Sure enough, the promised storms arrived, and the players were swept off court before the weather swept them off. Lightning flashed, and the rain and wind hit with a vengeance, but fortunately, the break would last barely an hour. And every ticket-holder was back in place to see how this intense contest would resolve.
In the event, it would not last long. Poised at 4-4, Wawrinka threw in a couple of errors on serve, and Federer punished him with a forehand winner for the break.
Now it was Federer’s turn to tighten with nerves. He could not find a first serve, missed out on his first match-point, and then faced a break point courtesy of a Wawrinka forehand down the line. However, Federer remained bold, continued his attack, saved it with a serve and volley on second serve.
It was still not over: Federer double faulted on his next match point, again serve and volleyed, and finally closed it out with his 41st net winner after three hours and 35 minutes, 6-4—his 70th match-win at Roland Garros.
But if that was a battle and a half for the man who turns 38 two months’ time, the best is yet to come—in the shape of Rafael Nadal, the 11-time champion who has lost only two matches in 93 played in Paris, for the remarkable Spaniard cruised through No7 seed Kei Nishikori, 6-1, 6-1, 6-3.
What is more, Nadal took almost the same time to complete his first two sets as Federer and Wawrinka had taken to play just their third.
It did not bode well for the Swiss in this most compelling of rivalries, for Nadal leads their head-to-had 23-15, and leads it on clay 13-2, including all four of their Roland Garros meetings—four finals and the semis.
They have not played on clay since 2013, in the Rome final, and have not met in Paris since the 2011 final. And yet there is still some hope for the Swiss. He has won their last five matches dating back to Basel 2015, including the Australian Open final in 2017. And he remained optimistic about the challenge.
“Like against any player, there is always a chance…You just don’t know. That’s why you need to put yourself in that position. For me to get to Rafa is not simple. It took five matches here for me to get there. That’s why I’m very happy to play Rafa, because if you want to achieve something on the clay, inevitably, at some stage, you will go through Rafa, because he’s that strong and he will be there.
“I knew that when I signed up for the clay that hopefully that’s gonna happen. If I would have had a different mindset to avoid him, then I should not have played the clay.”
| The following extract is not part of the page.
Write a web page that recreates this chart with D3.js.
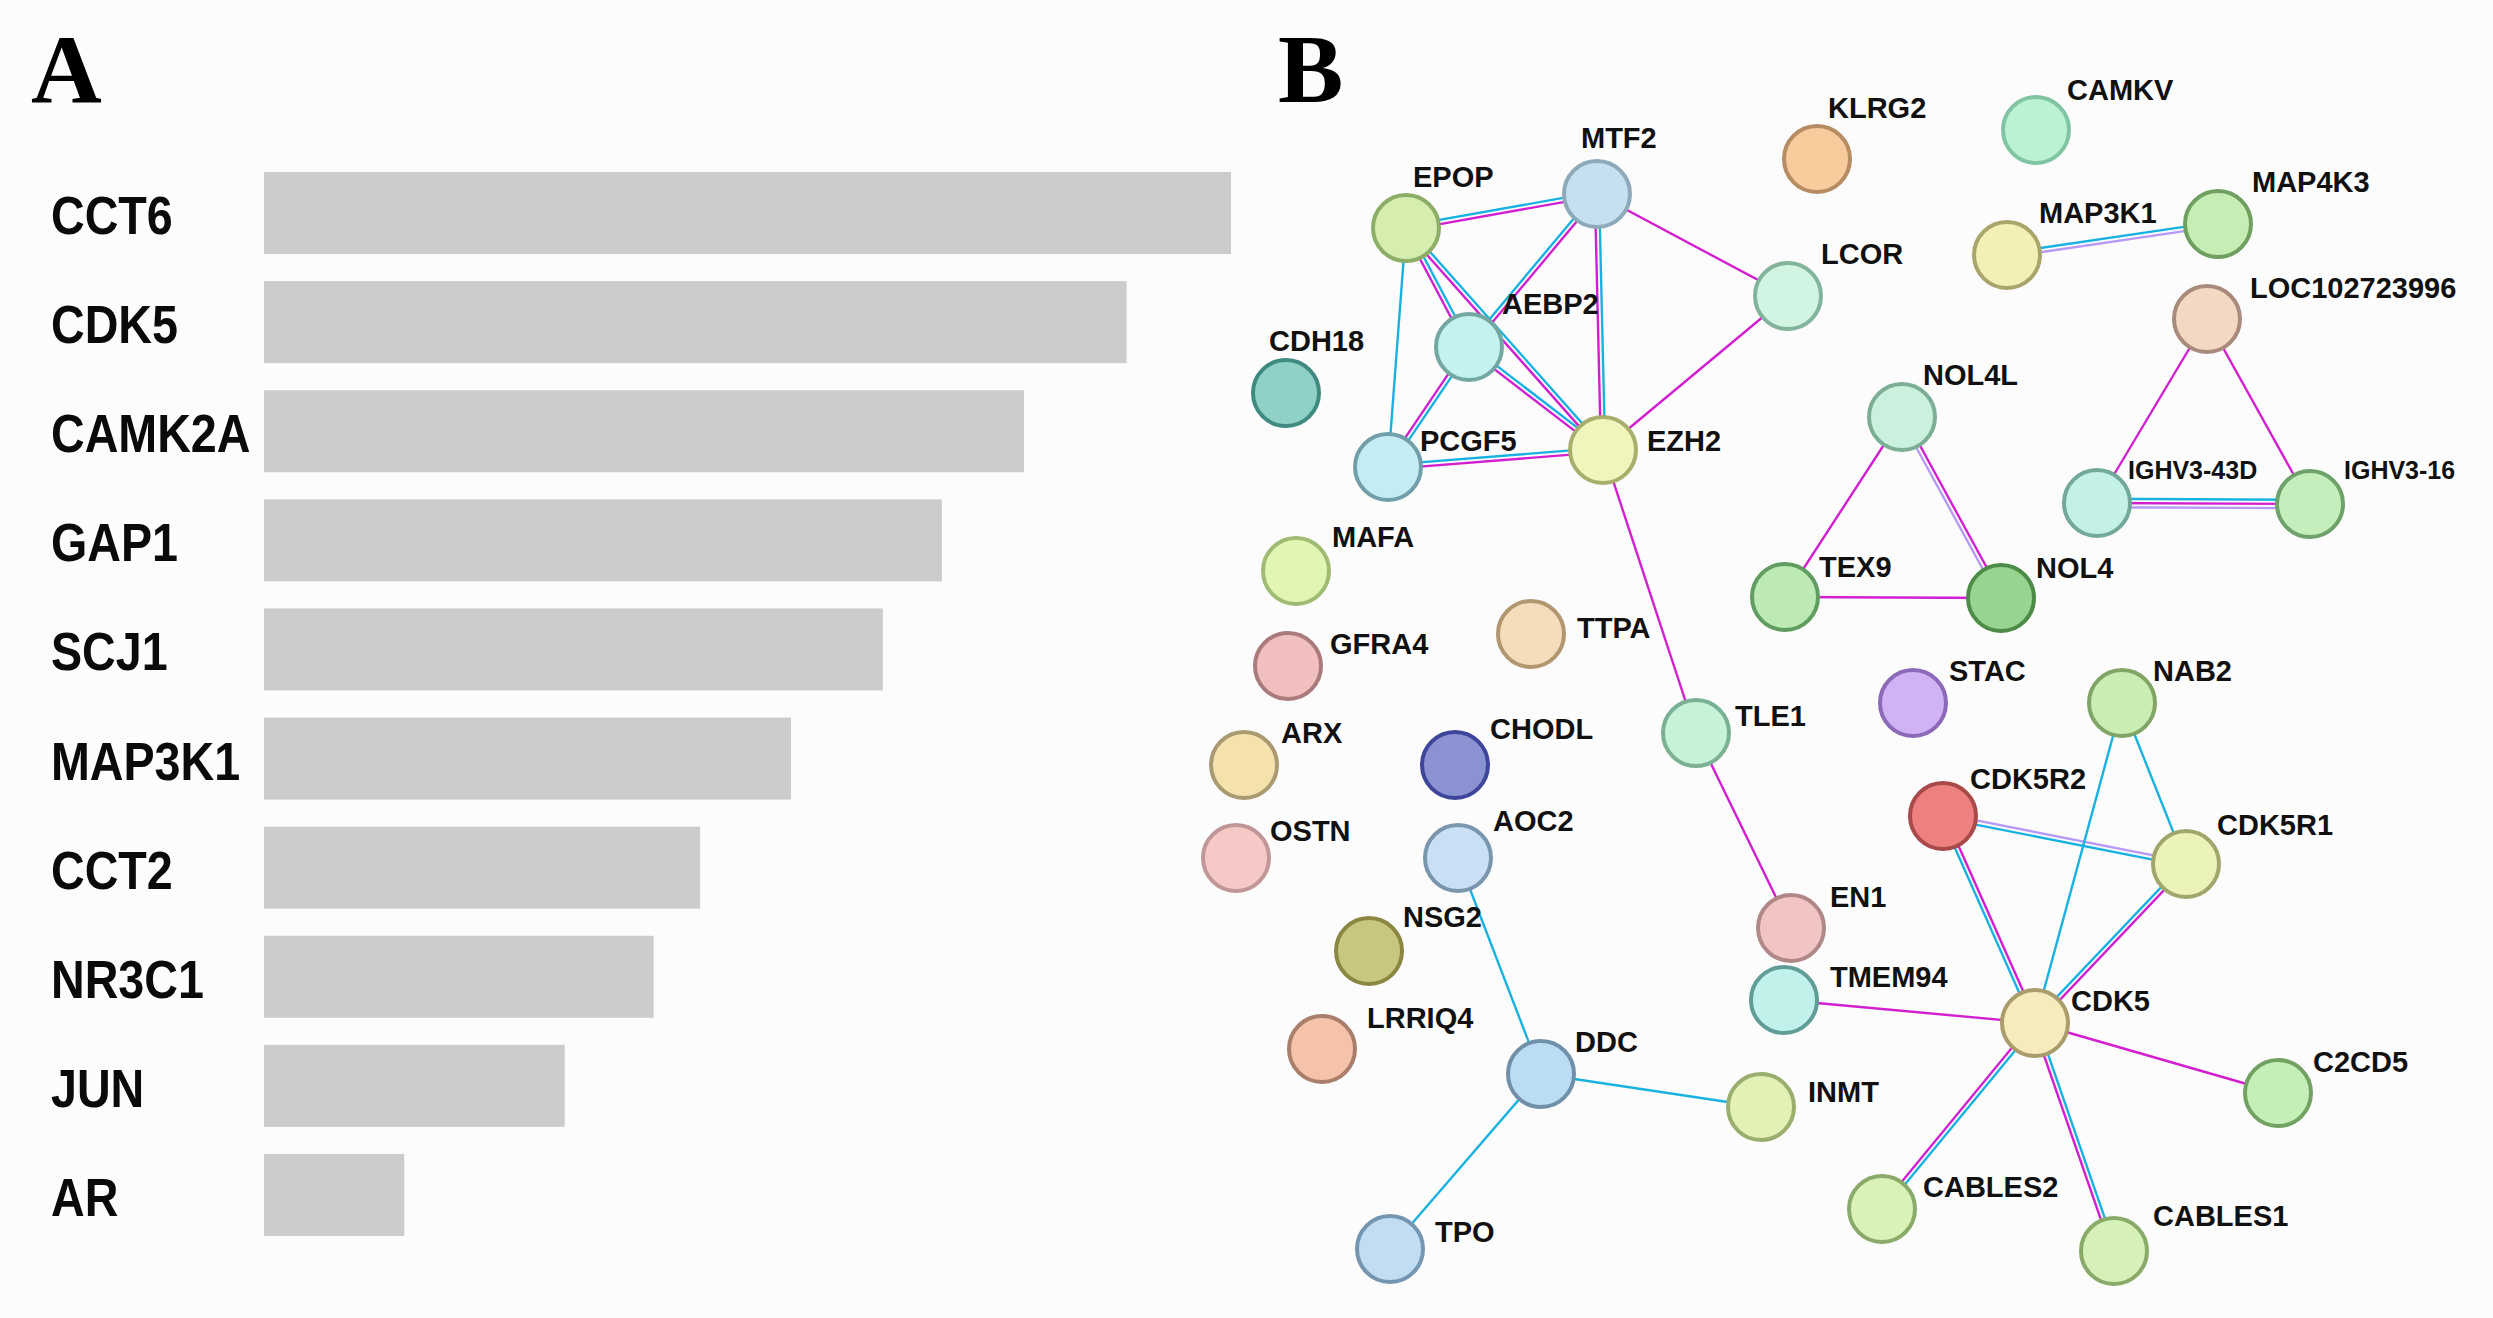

“Having Roger in front in the semi-finals is an extra thing. We shared the most important moments of our careers together on court facing each other. So is another episode of this, and happy for that and excited, no? Will be special moment: and let’s try to be ready for it.”
Both have extended numerous records already during the French championships, the latest for Nadal being his 12th Roland Garros semi-final, and for Federer, his 44th Major semi-final.
But such statistics fade into the background when these two face off on a tennis court. Friday will be a red-letter day.